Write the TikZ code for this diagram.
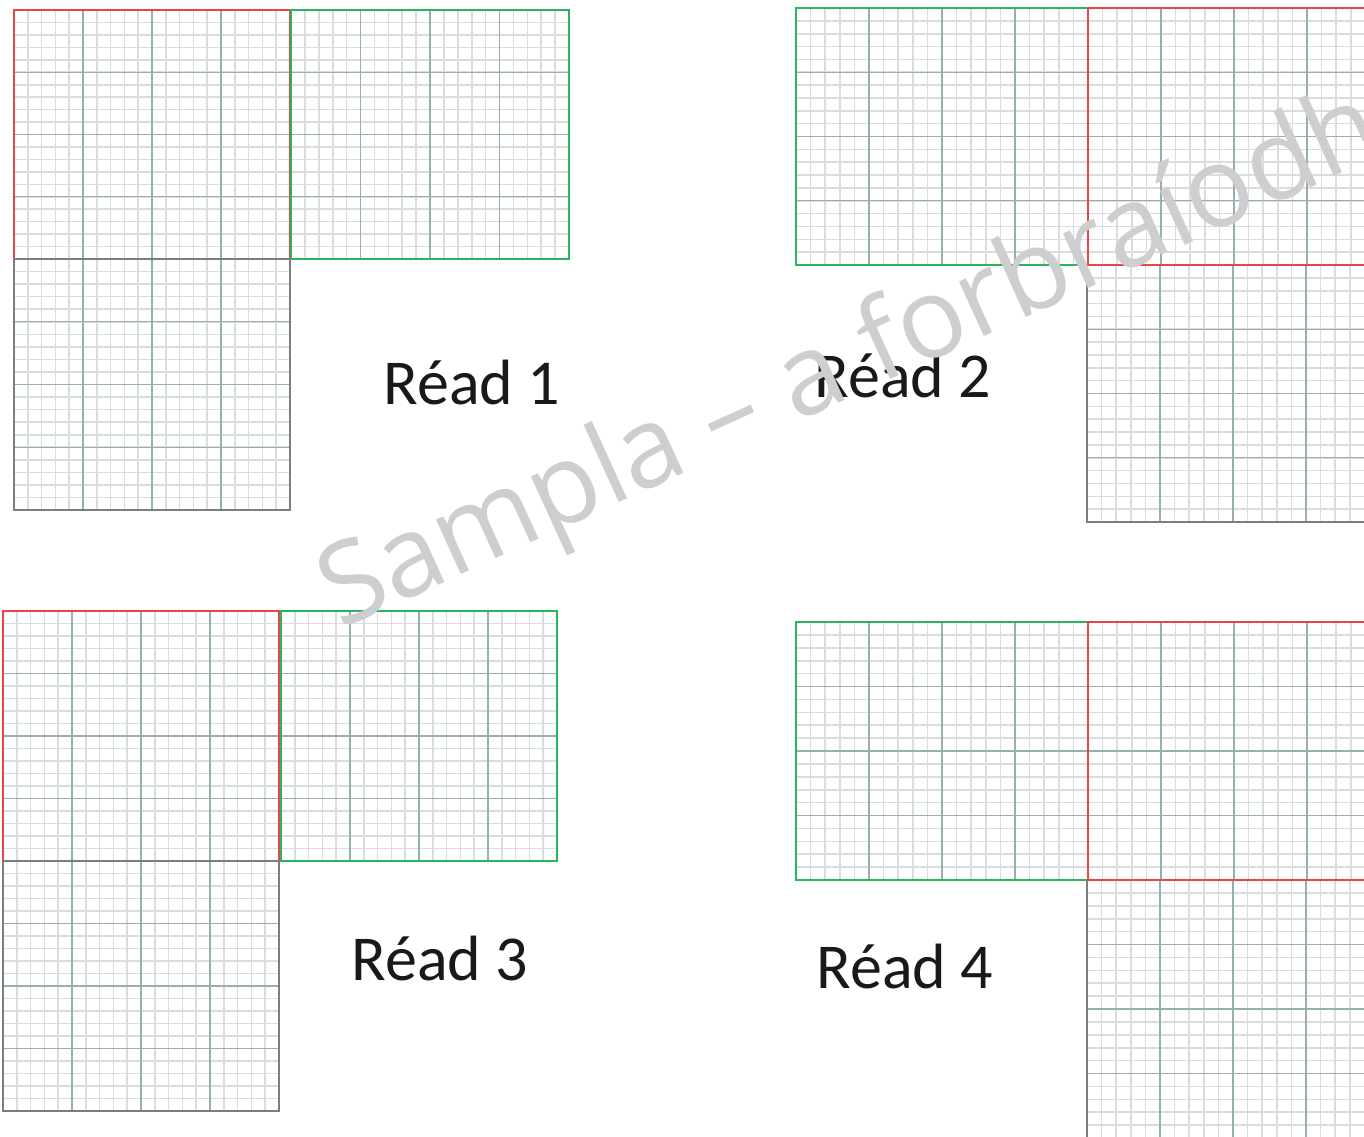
\documentclass[tikz,border=0pt]{standalone}
\usepackage{fontspec}
\setmainfont{Carlito}
\newfontfamily\wmfont{Open Sans}
\definecolor{minorc}{RGB}{218,221,221}
\definecolor{majorc}{RGB}{150,176,176}
\definecolor{redc}{RGB}{232,70,70}
\definecolor{greenc}{RGB}{40,182,92}
\definecolor{greyc}{RGB}{125,125,125}
\definecolor{wmc}{RGB}{206,206,208}
\tikzset{
  minorln/.style={draw=minorc, line width=1.2pt},
  majorln/.style={draw=majorc, line width=0.8pt},
  redframe/.style={draw=redc, line width=1.5pt},
  greenframe/.style={draw=greenc, line width=1.5pt},
  greyframe/.style={draw=greyc, line width=1.5pt},
  lbl/.style={font=\fontsize{48}{56}\selectfont, text=black!90, anchor=base, inner sep=0pt},
  wm/.style={font=\wmfont\fontsize{84}{100}\selectfont, text=wmc, anchor=base west, inner sep=0pt, rotate=24.5}
}
% #1 x0, #2 y0, #3 width, #4 height
\newcommand{\gridpaper}[4]{%
  \foreach \i in {1,...,19}{%
    \draw[minorln] ({#1+\i*#3/20},#2) -- ({#1+\i*#3/20},{#2+#4});
    \draw[minorln] (#1,{#2+\i*#4/20}) -- ({#1+#3},{#2+\i*#4/20});
  }%
  \foreach \i in {1,2,3}{%
    \draw[majorln] ({#1+\i*#3/4},#2) -- ({#1+\i*#3/4},{#2+#4});
    \draw[majorln] (#1,{#2+\i*#4/4}) -- ({#1+#3},{#2+\i*#4/4});
  }%
}
\newcommand{\gridframe}[5]{\draw[#5] (#1,#2) rectangle ({#1+#3},{#2+#4});}
\begin{document}
\begin{tikzpicture}[x=0.75pt,y=-0.75pt]
\useasboundingbox (0,0) rectangle (1364,1136);
\begin{scope}
\clip (0,0) rectangle (1364,1136);
% Read 1
\gridpaper{14}{10}{276}{249}
\gridpaper{291}{10}{278}{249}
\gridpaper{14}{259}{276}{251}
\gridframe{14}{10}{276}{249}{redframe}
\gridframe{291}{10}{278}{249}{greenframe}
\gridframe{14}{259}{276}{251}{greyframe}
% Read 2
\gridpaper{796}{8}{292}{257}
\gridpaper{1088}{8}{292}{257}
\gridpaper{1087}{265}{292}{257}
\gridframe{796}{8}{292}{257}{greenframe}
\gridframe{1087}{265}{292}{257}{greyframe}
\gridframe{1088}{8}{292}{257}{redframe}
% Read 3
\gridpaper{3}{611}{276}{250}
\gridpaper{281}{611}{276}{250}
\gridpaper{3}{861}{276}{250}
\gridframe{3}{611}{276}{250}{redframe}
\gridframe{281}{611}{276}{250}{greenframe}
\gridframe{3}{861}{276}{250}{greyframe}
% Read 4
\gridpaper{796}{622}{292}{258}
\gridpaper{1088}{622}{292}{258}
\gridpaper{1087}{880}{292}{258}
\gridframe{796}{622}{292}{258}{greenframe}
\gridframe{1087}{880}{292}{258}{greyframe}
\gridframe{1088}{622}{292}{258}{redframe}
% labels
\node[lbl] (r1) at (472,404) {Réad 1};
\node[lbl] (r2) at (903,397) {Réad 2};
\node[lbl] (r3) at (440,980) {Réad 3};
\node[lbl] (r4) at (905,988) {Réad 4};
% watermark
\node[wm] (wmark) at (340,630) {Sampla – a forbraíodh};
\end{scope}
\end{tikzpicture}
\end{document}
────────────────
STATED PROBLEM:
Go through the listing above and write it out again exactly, dropping the pictures.

SOLVED EXERCISE:
Write the TikZ code for this diagram.
\documentclass[tikz,border=0pt]{standalone}
\usepackage{fontspec}
\setmainfont{Carlito}
\newfontfamily\wmfont{Open Sans}
\definecolor{minorc}{RGB}{218,221,221}
\definecolor{majorc}{RGB}{150,176,176}
\definecolor{redc}{RGB}{232,70,70}
\definecolor{greenc}{RGB}{40,182,92}
\definecolor{greyc}{RGB}{125,125,125}
\definecolor{wmc}{RGB}{206,206,208}
\tikzset{
  minorln/.style={draw=minorc, line width=1.2pt},
  majorln/.style={draw=majorc, line width=0.8pt},
  redframe/.style={draw=redc, line width=1.5pt},
  greenframe/.style={draw=greenc, line width=1.5pt},
  greyframe/.style={draw=greyc, line width=1.5pt},
  lbl/.style={font=\fontsize{48}{56}\selectfont, text=black!90, anchor=base, inner sep=0pt},
  wm/.style={font=\wmfont\fontsize{84}{100}\selectfont, text=wmc, anchor=base west, inner sep=0pt, rotate=24.5}
}
% #1 x0, #2 y0, #3 width, #4 height
\newcommand{\gridpaper}[4]{%
  \foreach \i in {1,...,19}{%
    \draw[minorln] ({#1+\i*#3/20},#2) -- ({#1+\i*#3/20},{#2+#4});
    \draw[minorln] (#1,{#2+\i*#4/20}) -- ({#1+#3},{#2+\i*#4/20});
  }%
  \foreach \i in {1,2,3}{%
    \draw[majorln] ({#1+\i*#3/4},#2) -- ({#1+\i*#3/4},{#2+#4});
    \draw[majorln] (#1,{#2+\i*#4/4}) -- ({#1+#3},{#2+\i*#4/4});
  }%
}
\newcommand{\gridframe}[5]{\draw[#5] (#1,#2) rectangle ({#1+#3},{#2+#4});}
\begin{document}
\begin{tikzpicture}[x=0.75pt,y=-0.75pt]
\useasboundingbox (0,0) rectangle (1364,1136);
\begin{scope}
\clip (0,0) rectangle (1364,1136);
% Read 1
\gridpaper{14}{10}{276}{249}
\gridpaper{291}{10}{278}{249}
\gridpaper{14}{259}{276}{251}
\gridframe{14}{10}{276}{249}{redframe}
\gridframe{291}{10}{278}{249}{greenframe}
\gridframe{14}{259}{276}{251}{greyframe}
% Read 2
\gridpaper{796}{8}{292}{257}
\gridpaper{1088}{8}{292}{257}
\gridpaper{1087}{265}{292}{257}
\gridframe{796}{8}{292}{257}{greenframe}
\gridframe{1087}{265}{292}{257}{greyframe}
\gridframe{1088}{8}{292}{257}{redframe}
% Read 3
\gridpaper{3}{611}{276}{250}
\gridpaper{281}{611}{276}{250}
\gridpaper{3}{861}{276}{250}
\gridframe{3}{611}{276}{250}{redframe}
\gridframe{281}{611}{276}{250}{greenframe}
\gridframe{3}{861}{276}{250}{greyframe}
% Read 4
\gridpaper{796}{622}{292}{258}
\gridpaper{1088}{622}{292}{258}
\gridpaper{1087}{880}{292}{258}
\gridframe{796}{622}{292}{258}{greenframe}
\gridframe{1087}{880}{292}{258}{greyframe}
\gridframe{1088}{622}{292}{258}{redframe}
% labels
\node[lbl] (r1) at (472,404) {Réad 1};
\node[lbl] (r2) at (903,397) {Réad 2};
\node[lbl] (r3) at (440,980) {Réad 3};
\node[lbl] (r4) at (905,988) {Réad 4};
% watermark
\node[wm] (wmark) at (340,630) {Sampla – a forbraíodh};
\end{scope}
\end{tikzpicture}
\end{document}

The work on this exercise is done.